Joe Bolton retired the year before I started. And working nights as an engineer kept my contact with the on-air people to a blessed minimum. I did get to talk with Bob Harris, the weather guy who was later canned because it turned out he did not have a degree in meteorology. At the time, I was taking graduate-level courses in meteorology, and I can tell you that Bob Harris definitely knew his stuff when it came to weather.
Christie Ferrar was one of the newscasters, and also one of those odd cases where someone who looks okay on air is actually drop-dead knock-out stunningly gorgeous in real life.
It was fun, and I accumulated a lifetime worth of workplace stories in just five years of working there.
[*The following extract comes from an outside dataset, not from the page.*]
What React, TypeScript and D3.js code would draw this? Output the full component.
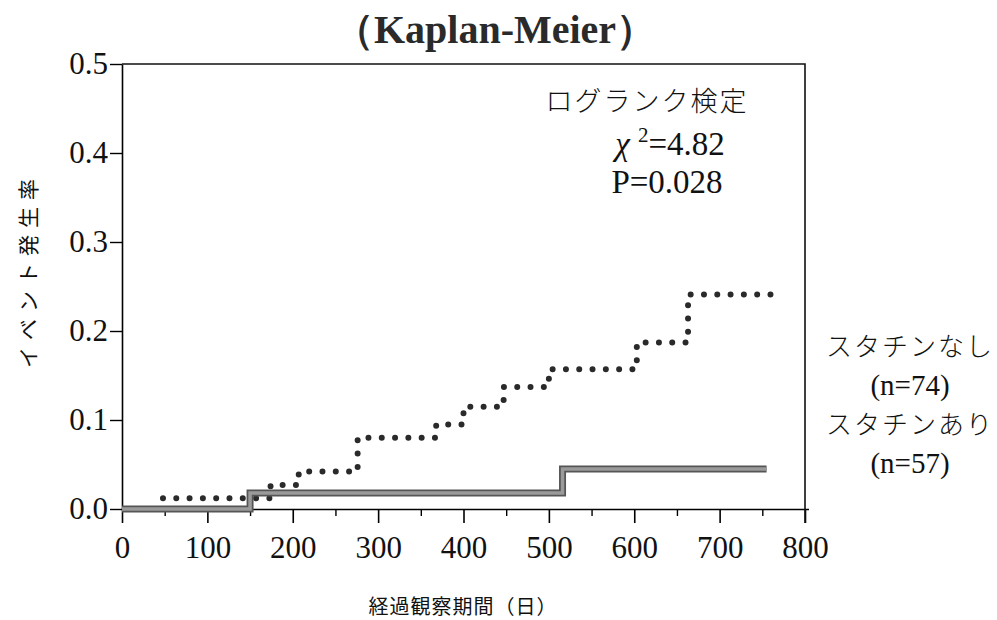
import React, { useEffect, useRef } from 'react';
import * as d3 from 'd3';

// スタチンなし (dotted)
const noStatinDays = [48, 174, 207, 276, 368, 400, 447, 500, 603, 663, 762];
const noStatinRate = [0.012, 0.027, 0.042, 0.080, 0.095, 0.115, 0.137, 0.157, 0.187, 0.241, 0.241];

// スタチンあり (solid)
const statinDays = [0, 150, 516, 755];
const statinRate = [0, 0.018, 0.045, 0.045];

const xMajorTicks = [0, 100, 200, 300, 400, 500, 600, 700, 800];
const xMinorTicks = [50, 150, 250, 350, 450, 550, 650, 750];
const yTicks = [0, 0.1, 0.2, 0.3, 0.4, 0.5];

const groupLabels = ['スタチンなし', '(n=74)', 'スタチンあり', '(n=57)'];

const App = () => {
  const svgRef = useRef(null);

  useEffect(() => {
    const svg = d3.select(svgRef.current);
    svg.selectAll('*').remove();

    const width = 997;
    const height = 620;
    const left = 122, right = 805, top = 64, bottom = 509;

    const x = d3.scaleLinear().domain([0, 800]).range([left, right]);
    const y = d3.scaleLinear().domain([0, 0.5]).range([bottom, top]);

    svg.attr('width', width).attr('height', height);

    const serif = '"Liberation Serif", "Times New Roman", serif';
    const jp = '"Noto Sans CJK JP", sans-serif';

    // title
    svg.append('text')
      .attr('x', 495)
      .attr('y', 43)
      .attr('text-anchor', 'middle')
      .attr('font-family', serif)
      .attr('font-weight', 'bold')
      .attr('font-size', 40)
      .attr('fill', '#2a2a2a')
      .text('（Kaplan-Meier）');

    // x axis, major + minor
    const xAxis = svg.append('g')
      .attr('transform', `translate(0,${bottom})`)
      .call(d3.axisBottom(x).tickValues(xMajorTicks).tickSize(14).tickSizeOuter(0).tickPadding(13));
    xAxis.select('.domain').attr('stroke-width', 1.6).attr('d', `M${left},0.5H${right + 4}`);
    xAxis.selectAll('.tick line').attr('stroke-width', 1.6);
    xAxis.selectAll('text')
      .attr('font-family', serif)
      .attr('font-size', 31)
      .attr('fill', '#111');

    svg.append('g')
      .attr('transform', `translate(0,${bottom})`)
      .call(d3.axisBottom(x).tickValues(xMinorTicks).tickSize(7).tickFormat(() => ''))
      .call(g => g.select('.domain').remove())
      .selectAll('.tick line').attr('stroke-width', 1.4);

    // y axis
    const yAxis = svg.append('g')
      .attr('transform', `translate(${left},0)`)
      .call(d3.axisLeft(y).tickValues(yTicks).tickFormat(d3.format('.1f')).tickSize(12).tickSizeOuter(0).tickPadding(2));
    yAxis.select('.domain').attr('stroke-width', 1.6);
    yAxis.selectAll('.tick line').attr('stroke-width', 1.4);
    yAxis.selectAll('text')
      .attr('font-family', serif)
      .attr('font-size', 31)
      .attr('fill', '#111');

    // frame top & right
    svg.append('path')
      .attr('d', `M${left},${top}H${right}V${bottom + 14}`)
      .attr('fill', 'none')
      .attr('stroke', '#111')
      .attr('stroke-width', 1.6);

    const line = d3.line().curve(d3.curveStepAfter)
      .x(d => x(d[0]))
      .y(d => y(d[1]));

    const noStatin = noStatinDays.map((d, i) => [d, noStatinRate[i]]);
    const statin = statinDays.map((d, i) => [d, statinRate[i]]);

    svg.append('path')
      .datum(noStatin)
      .attr('d', line)
      .attr('fill', 'none')
      .attr('stroke', '#2a2a2a')
      .attr('stroke-width', 6)
      .attr('stroke-linecap', 'round')
      .attr('stroke-dasharray', '0 13.3');

    svg.append('path')
      .datum(statin)
      .attr('d', line)
      .attr('fill', 'none')
      .attr('stroke', '#555')
      .attr('stroke-width', 7);
    svg.append('path')
      .datum(statin)
      .attr('d', line)
      .attr('fill', 'none')
      .attr('stroke', '#9a9a9a')
      .attr('stroke-width', 3.5);

    // log-rank annotation
    svg.append('text')
      .attr('x', 647)
      .attr('y', 111)
      .attr('text-anchor', 'middle')
      .attr('font-family', jp)
      .attr('font-weight', 300)
      .attr('font-size', 27)
      .attr('letter-spacing', 2)
      .attr('fill', '#111')
      .text('ログランク検定');

    const chi = svg.append('text')
      .attr('x', 670)
      .attr('y', 155)
      .attr('text-anchor', 'middle')
      .attr('font-family', serif)
      .attr('font-size', 33)
      .attr('fill', '#111');
    chi.append('tspan').attr('font-style', 'italic').text('χ ');
    chi.append('tspan').attr('font-size', 21).attr('dy', -13).text('2');
    chi.append('tspan').attr('dy', 13).text('=4.82');

    svg.append('text')
      .attr('x', 667)
      .attr('y', 193)
      .attr('text-anchor', 'middle')
      .attr('font-family', serif)
      .attr('font-size', 33)
      .attr('fill', '#111')
      .text('P=0.028');

    // group labels on the right
    const labelY = [356, 395, 434, 473];
    groupLabels.forEach((t, i) => {
      const isN = t.startsWith('(');
      svg.append('text')
        .attr('x', 910)
        .attr('y', labelY[i])
        .attr('text-anchor', 'middle')
        .attr('font-family', isN ? serif : jp)
        .attr('font-weight', isN ? 400 : 300)
        .attr('font-size', isN ? 29 : 26)
        .attr('letter-spacing', isN ? 0 : 2)
        .attr('fill', '#111')
        .text(t);
    });

    // axis titles
    svg.append('text')
      .attr('x', 463)
      .attr('y', 614)
      .attr('text-anchor', 'middle')
      .attr('font-family', jp)
      .attr('font-size', 20)
      .attr('letter-spacing', 1)
      .attr('fill', '#111')
      .text('経過観察期間（日）');

    svg.append('text')
      .attr('transform', 'translate(36,270) rotate(-90)')
      .attr('text-anchor', 'middle')
      .attr('font-family', jp)
      .attr('font-size', 21)
      .attr('letter-spacing', 7)
      .attr('fill', '#111')
      .text('イベント発生率');
  }, []);

  return (
    <div style={{ position: 'absolute', left: 0, top: 0, background: '#fff' }}>
      <svg ref={svgRef} style={{ display: 'block' }}></svg>
    </div>
  );
};

export default App;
I still think of the 70s (my high school days) as a coin with two sides. Same coin, different faces. On one side is the Slap Shot/Bad News Bears, bunch of crass mooks not giving a shit, but with a slightly rotted (by others, by their circumstances) heart just trying to make good, and on the other, The Sting, all slick production, clever "sticking it to the man and getting away with it" veneer over modest roots. By the end of the decade, pop culture decided to abandon the crass mooks, their towns were all mostly dead anyway, and instead go with the slick side, which led to disco, 80s aerobic and spandex culture, cocaine and "greed is good," thus forgetting the underlying heart. We chose to admire the Man rather than look to his downfall.
I never saw the 2005 remake of Bad News Bears, but it might be an interesting lens through which to compare the two decades. Hmmm.
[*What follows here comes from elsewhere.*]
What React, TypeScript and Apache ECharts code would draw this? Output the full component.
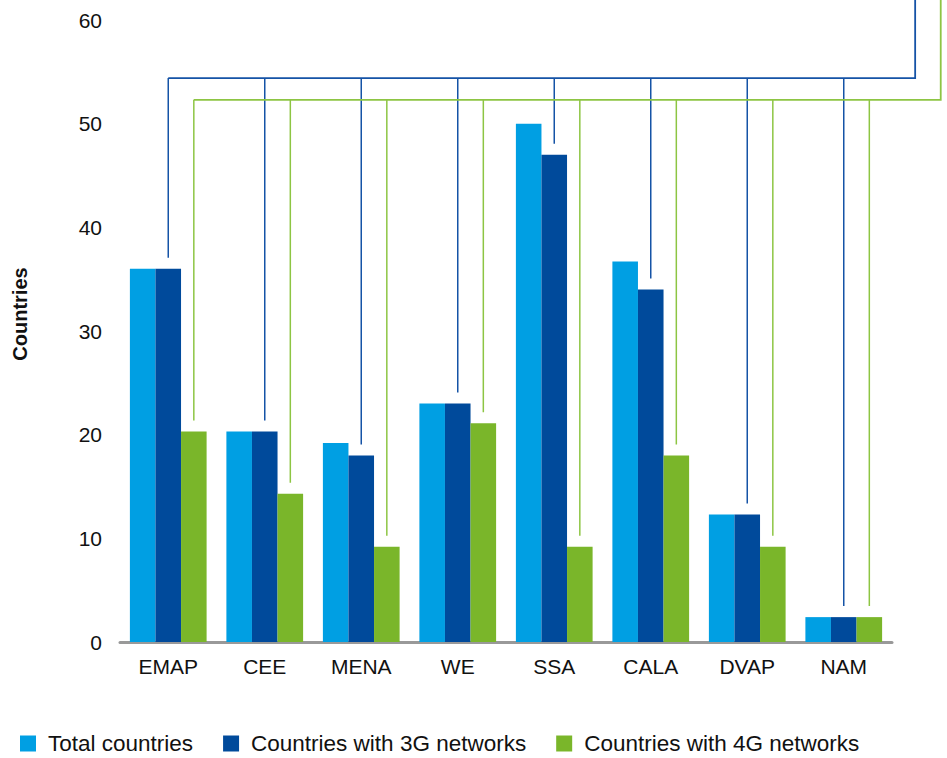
import React, { useEffect, useRef } from "react";
import * as echarts from "echarts";

const categories = ["EMAP", "CEE", "MENA", "WE", "SSA", "CALA", "DVAP", "NAM"];
const totalCountries = [36, 20.3, 19.2, 23, 50, 36.7, 12.3, 2.4];
const with3G = [36, 20.3, 18, 23, 47, 34, 12.3, 2.4];
const with4G = [20.3, 14.3, 9.2, 21.1, 9.2, 18, 9.2, 2.4];
const seriesNames = ["Total countries", "Countries with 3G networks", "Countries with 4G networks"];
const yMin = 0;
const yMax = 60;
const yInterval = 10;

const COLORS = ["#009fe3", "#004a9b", "#7ab62a"];
const LINE_BLUE = "#1553a6";
const LINE_GREEN = "#8dc543";
const FONT = "'Liberation Sans', Arial, sans-serif";
const BAR_FRAC = 0.265;

function connector(values: number[], offsetFrac: number, level: number, color: string) {
  return {
    type: "custom",
    silent: true,
    clip: false,
    z: 1,
    encode: { x: 0, y: 1 },
    data: values.map((v, i) => [i, v]),
    renderItem: (params: any, api: any) => {
      const i = api.value(0);
      const v = api.value(1);
      const band = api.size([1, 0])[0];
      const p = api.coord([i, v]);
      const x = p[0] + offsetFrac * band;
      const levelY = api.coord([i, level])[1];
      const children: any[] = [
        {
          type: "line",
          shape: { x1: x, y1: p[1] - 11, x2: x, y2: levelY },
          style: { stroke: color, lineWidth: 1.5 },
        },
      ];
      if (params.dataIndex === 0) {
        const last = api.coord([values.length - 1, 0]);
        const riserX = last[0] + offsetFrac * band + 0.74 * band;
        children.push({
          type: "polyline",
          shape: { points: [[x, levelY], [riserX, levelY], [riserX, 0]] },
          style: { stroke: color, lineWidth: 1.8, fill: null },
        });
      }
      return { type: "group", children };
    },
  };
}

export default function App() {
  const ref = useRef<HTMLDivElement>(null);
  useEffect(() => {
    document.body.style.margin = "0";
    const chart = echarts.init(ref.current!, null, { renderer: "svg" });
    const bar = (name: string, data: number[], color: string) => ({
      type: "bar",
      name,
      data,
      barWidth: BAR_FRAC * 100 + "%",
      barGap: "0%",
      itemStyle: { color },
      z: 2,
    });
    chart.setOption({
      animation: false,
      textStyle: { fontFamily: FONT },
      grid: { left: 120, right: 55, top: 20, bottom: 116, containLabel: false },
      legend: {
        data: seriesNames,
        left: 15,
        top: 727,
        icon: "rect",
        itemWidth: 16,
        itemHeight: 16,
        itemGap: 30,
        textStyle: { fontSize: 22.5, color: "#111", fontFamily: FONT, padding: [0, 0, 0, 7] },
      },
      xAxis: {
        type: "category",
        data: categories,
        axisLine: { lineStyle: { color: "#999", width: 3 } },
        axisTick: { show: false },
        axisLabel: { fontSize: 21, color: "#111", margin: 14, fontFamily: FONT },
      },
      yAxis: {
        type: "value",
        min: yMin,
        max: yMax,
        interval: yInterval,
        axisLine: { show: false },
        axisTick: { show: false },
        splitLine: { show: false },
        axisLabel: { fontSize: 21, color: "#111", margin: 18, fontFamily: FONT },
      },
      graphic: [
        {
          type: "text",
          x: 20,
          y: 314,
          rotation: Math.PI / 2,
          style: {
            text: "Countries",
            font: `bold 20px ${FONT}`,
            fill: "#111",
            align: "center",
            verticalAlign: "middle",
          },
        },
      ],
      series: [
        bar(seriesNames[0], totalCountries, COLORS[0]),
        bar(seriesNames[1], with3G, COLORS[1]),
        bar(seriesNames[2], with4G, COLORS[2]),
        connector(with3G, 0, 54.4, LINE_BLUE),
        connector(with4G, BAR_FRAC, 52.3, LINE_GREEN),
      ],
    });
    return () => chart.dispose();
  }, []);
  return <div ref={ref} style={{ width: 947, height: 758 }} />;
}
The handclaps go through the WHOLE SONG. The wikipedia entry for the song is pretty funny. Seems like Maxine hated that, along with a lot of other aspects of the song. They convinced her to take royalty rather than a flat fee for the song, so they were right about that part.
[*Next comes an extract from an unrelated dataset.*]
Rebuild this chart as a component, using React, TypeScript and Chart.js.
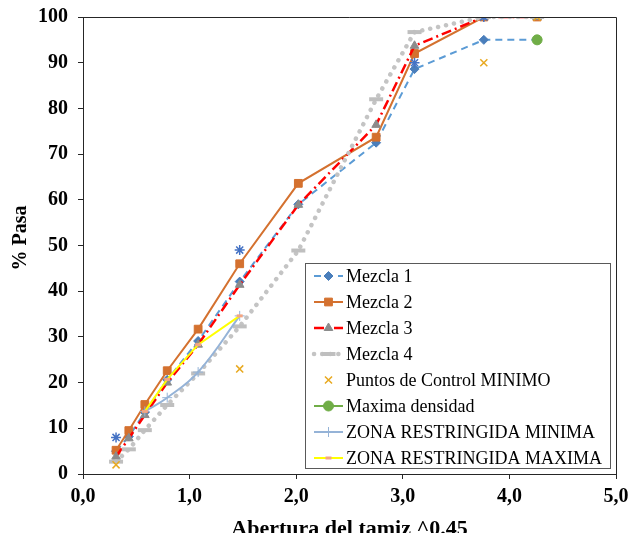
import { useEffect, useRef } from 'react';
import { Chart, registerables } from 'chart.js';
import { drawPoint } from 'chart.js/helpers';

Chart.register(...registerables);

// Sieve opening ^0.45
const sieveX = [0.31, 0.43, 0.58, 0.79, 1.08, 1.47, 2.02, 2.75, 3.11, 3.76, 4.26];
const mezcla1 = [5, 8.2, 13.5, 20.6, 29.1, 42.1, 59, 72.5, 88.6, 95, 95];
const mezcla2 = [5.2, 9.5, 15.2, 22.6, 31.7, 46, 63.6, 73.7, 92, 100, 100];
const mezcla3 = [3.8, 7.8, 12.9, 20, 28.3, 41.4, 58.9, 76.4, 93.7, 100, 100];
const mezcla4 = [2.7, 5.4, 9.6, 15.1, 22, 32.3, 48.9, 82, 96.7, 100, 100];
const controlMinX = [0.31, 1.47, 3.76, 4.26];
const controlMinY = [2, 23, 90, 100];
const controlMaxX = [0.31, 1.47, 3.11, 3.76];
const controlMaxY = [8, 49, 90, 100];
const densidadX = [4.26];
const densidadY = [95];
const zonaX = [0.58, 0.79, 1.08, 1.47];
const zonaMin = [13.7, 16.7, 22.3, 34.6];
const zonaMax = [13.7, 20.7, 28.3, 34.6];

const xTicks = [0, 1, 2, 3, 4, 5];
const yTicks = [0, 10, 20, 30, 40, 50, 60, 70, 80, 90, 100];

const labels = {
  m1: 'Mezcla 1',
  m2: 'Mezcla 2',
  m3: 'Mezcla 3',
  m4: 'Mezcla 4',
  cmin: 'Puntos de Control MINIMO',
  dens: 'Maxima densidad',
  zmin: 'ZONA RESTRINGIDA MINIMA',
  zmax: 'ZONA RESTRINGIDA MAXIMA',
  cmax: 'Puntos de Control MAXIMO',
};

const pts = (xs: number[], ys: number[]) => xs.map((x, i) => ({ x, y: ys[i] }));

const SERIF = '"Liberation Serif", "Times New Roman", serif';

const frameAndLegend = {
  id: 'frameAndLegend',
  afterDraw(chart: any) {
    const { ctx, chartArea } = chart;
    ctx.save();
    // plot-area frame (top and right)
    ctx.strokeStyle = '#262626';
    ctx.lineWidth = 1;
    ctx.setLineDash([]);
    ctx.beginPath();
    ctx.moveTo(chartArea.left, chartArea.top + 0.5);
    ctx.lineTo(chartArea.right + 0.5, chartArea.top + 0.5);
    ctx.lineTo(chartArea.right + 0.5, chartArea.bottom);
    ctx.stroke();

    // legend
    const w = 305;
    const h = 205;
    const x0 = chartArea.right - 6 - w;
    const y0 = chartArea.bottom - 6 - h;
    ctx.fillStyle = '#ffffff';
    ctx.fillRect(x0, y0, w, h);
    ctx.strokeStyle = '#595959';
    ctx.lineWidth = 1;
    ctx.strokeRect(x0 + 0.5, y0 + 0.5, w, h);

    const items = chart.data.datasets.filter((d: any) => !d.hideInLegend);
    items.forEach((d: any, i: number) => {
      const cy = y0 + 13 + i * 26;
      const lx1 = x0 + 9;
      const lx2 = x0 + 38;
      if (d.showLine !== false) {
        ctx.save();
        ctx.strokeStyle = d.borderColor;
        ctx.lineWidth = d.borderWidth;
        ctx.setLineDash(d.borderDash || []);
        ctx.lineCap = d.borderCapStyle || 'butt';
        ctx.beginPath();
        ctx.moveTo(lx1, cy);
        ctx.lineTo(lx2, cy);
        ctx.stroke();
        ctx.restore();
      }
      ctx.save();
      ctx.setLineDash([]);
      ctx.fillStyle = d.pointBackgroundColor;
      ctx.strokeStyle = d.pointBorderColor;
      ctx.lineWidth = d.pointBorderWidth;
      drawPoint(ctx, { pointStyle: d.pointStyle, radius: d.legendRadius ?? d.pointRadius, rotation: 0, borderWidth: d.pointBorderWidth }, (lx1 + lx2) / 2, cy);
      ctx.restore();
      ctx.fillStyle = '#000';
      ctx.font = '18px ' + SERIF;
      ctx.textBaseline = 'middle';
      ctx.textAlign = 'left';
      ctx.fillText(d.label, x0 + 41, cy + 1);
    });
    ctx.restore();
  },
};

export default function App() {
  const ref = useRef<HTMLCanvasElement>(null);
  useEffect(() => {
    const datasets: any[] = [
      {
        label: labels.m1,
        data: pts(sieveX, mezcla1),
        showLine: true,
        borderColor: '#5b9bd5',
        borderWidth: 2,
        borderDash: [7, 5],
        pointStyle: 'rectRot',
        pointRadius: 4.5,
        pointBackgroundColor: '#4a7ebb',
        pointBorderColor: '#4a7ebb',
        pointBorderWidth: 1,
      },
      {
        label: labels.m2,
        data: pts(sieveX, mezcla2),
        showLine: true,
        borderColor: '#d4712f',
        borderWidth: 2,
        pointStyle: 'rect',
        pointRadius: 5.5,
        pointBackgroundColor: '#d4712f',
        pointBorderColor: '#d4712f',
        pointBorderWidth: 1,
      },
      {
        label: labels.m3,
        data: pts(sieveX, mezcla3),
        showLine: true,
        borderColor: '#ff0000',
        borderWidth: 2.5,
        borderDash: [10, 4, 2, 4],
        pointStyle: 'triangle',
        pointRadius: 5,
        pointBackgroundColor: '#8c8c8c',
        pointBorderColor: '#8c8c8c',
        pointBorderWidth: 1,
      },
      {
        label: labels.m4,
        data: pts(sieveX, mezcla4),
        showLine: true,
        borderColor: '#c4c4c4',
        borderWidth: 4.5,
        borderDash: [0.1, 8],
        borderCapStyle: 'round',
        pointStyle: 'line',
        pointRadius: 7,
        legendRadius: 7,
        pointBackgroundColor: '#bfbfbf',
        pointBorderColor: '#bfbfbf',
        pointBorderWidth: 4,
      },
      {
        label: labels.cmin,
        data: pts(controlMinX, controlMinY),
        showLine: false,
        borderColor: '#e8a920',
        borderWidth: 0,
        pointStyle: 'crossRot',
        pointRadius: 5,
        pointBackgroundColor: '#e8a920',
        pointBorderColor: '#e8a920',
        pointBorderWidth: 1.5,
      },
      {
        label: labels.dens,
        data: pts(densidadX, densidadY),
        showLine: true,
        borderColor: '#70ad47',
        borderWidth: 2,
        pointStyle: 'circle',
        pointRadius: 5,
        pointBackgroundColor: '#70ad47',
        pointBorderColor: '#70ad47',
        pointBorderWidth: 1,
      },
      {
        label: labels.zmin,
        data: pts(zonaX, zonaMin),
        showLine: true,
        tension: 0.4,
        borderColor: '#95b3d7',
        borderWidth: 2,
        pointStyle: 'cross',
        pointRadius: 5,
        pointBackgroundColor: '#95b3d7',
        pointBorderColor: '#95b3d7',
        pointBorderWidth: 1,
      },
      {
        label: labels.zmax,
        data: pts(zonaX, zonaMax),
        showLine: true,
        borderColor: '#ffff00',
        borderWidth: 2,
        pointStyle: 'line',
        pointRadius: 3,
        pointBackgroundColor: '#f4a582',
        pointBorderColor: '#f4a582',
        pointBorderWidth: 3,
      },
      {
        label: labels.cmax,
        hideInLegend: true,
        data: pts(controlMaxX, controlMaxY),
        showLine: false,
        borderColor: '#4472c4',
        borderWidth: 0,
        pointStyle: 'star',
        pointRadius: 5,
        pointBackgroundColor: '#4472c4',
        pointBorderColor: '#4472c4',
        pointBorderWidth: 1.5,
      },
    ];
    datasets.forEach((d, i) => {
      d.order = 100 - i;
      d.pointHoverRadius = d.pointRadius;
    });

    const chart = new Chart(ref.current!, {
      type: 'scatter',
      data: { datasets },
      plugins: [frameAndLegend],
      options: {
        animation: false,
        responsive: false,
        layout: { padding: { left: 0, right: 15, top: 17, bottom: 0 } },
        plugins: { legend: { display: false }, tooltip: { enabled: false } },
        scales: {
          x: {
            type: 'linear',
            min: 0,
            max: 5,
            afterFit: (s: any) => {
              s.height = 59;
              s.paddingLeft = 0;
              s.paddingRight = 0;
            },
            afterBuildTicks: (s: any) => { s.ticks = xTicks.map((v) => ({ value: v })); },
            ticks: {
              callback: (v: any) => Number(v).toFixed(1).replace('.', ','),
              font: { family: SERIF, size: 20, weight: 'bold' },
              color: '#000',
              padding: 6,
              maxRotation: 0,
            },
            grid: { drawOnChartArea: false, drawTicks: true, tickLength: 5, color: '#262626' },
            border: { display: true, color: '#262626', width: 1 },
            title: {
              display: true,
              text: 'Abertura del tamiz ^0.45',
              font: { family: SERIF, size: 22, weight: 'bold', lineHeight: 1 },
              color: '#000',
              padding: { top: 0, bottom: -7 },
            },
          },
          y: {
            type: 'linear',
            min: 0,
            max: 100,
            afterFit: (s: any) => {
              s.width = 83;
              s.paddingTop = 0;
              s.paddingBottom = 0;
            },
            afterBuildTicks: (s: any) => { s.ticks = yTicks.map((v) => ({ value: v })); },
            ticks: {
              font: { family: SERIF, size: 20, weight: 'bold' },
              color: '#000',
              padding: 10,
            },
            grid: { drawOnChartArea: false, drawTicks: true, tickLength: 5, color: '#262626' },
            border: { display: true, color: '#262626', width: 1 },
            title: {
              display: true,
              text: '   % Pasa',
              font: { family: SERIF, size: 20, weight: 'bold', lineHeight: 1.2 },
              color: '#000',
              padding: { top: 9, bottom: 0 },
            },
          },
        },
      } as any,
    });
    return () => chart.destroy();
  }, []);

  return (
    <div style={{ position: 'fixed', left: 0, top: 0, width: 631, height: 533, background: '#fff' }}>
      <canvas ref={ref} width={631} height={533} style={{ display: 'block' }} />
    </div>
  );
}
Man, I miss Paul Newman. Great actor, great guy. I get choked up at the sight of his mug on the Light Balsamic vinegar salad dressing. And I haven’t seen Lindsey Crouse in anything except House of Games. Guess I’ll be watching Netflix tonight. Thanks, Roy! Also, I enjoyed the 70’s the first time and I’m enjoying them again. Sex,
[different] drugs, and rock n roll! Next, do Blue Collar.
Watched it recently too, first time since I was a kid. It's a shambolic and likable movie. Dee Wallace! But man the scene with the female team owner doesn't wear well.
Yeaaaah the thing about her kid was kind of awful. Especially since he was cool about Hanrahan's wife having sex with girls.
Weird how it whipsaws from a relatively enlightened perspective to homophobic cringe when Newman gets mad. I prefer his comeback when McCracken says he sucks cock: "All I can get."
Yeah, the part with him snarling that shit about her kid *really* made me cringe, but then I remember hearing shit like that between guys all the damn time when I was in high school mid-seventies. It was the times, unfortunately, and I guess you could say they didn't sugar coat it. Still, ugh.
Otherwise, it's a really fun movie. Newman is great as a low-level scheming opportunist. My partner always likes to read up on movies we watch, and she discovered that the scene where the team is in the locker room and Newman is trying to rev the team up was as chaotic as it looked. The Hanson's stuff and their delivery was more or less off the cuff, and the incredulous looks from Newman and company were perfect because it was real. Newman is barely able to contain himself. "We got a lot of losses..." "YEAH, WE GOT A LOT OF 'EM!"
We had watched "Slap Shot" a few weeks ago, so it was cool to see Newman again as a schemer in "Hudsucker Proxy" this weekend.
Jun 13, 2023·edited Jun 13, 2023Liked by Roy Edroso
There's a thing that happens:
Guys have some fun seeing how far they can catapult a pumpkin across a field
It becomes a contest
Guys, as they tend to do, start workin' the technology, medieval-style trebuchets are replaced with air cannon
Now the pumpkins are goin' over a mile, Punkin Chunkin' becomes a reality TV show, every team has a corporate sponsor
It's a process of Professionalization, Commercialization and at the root of it, Optimization (efficiency, maximization of results, high-performance, etc.)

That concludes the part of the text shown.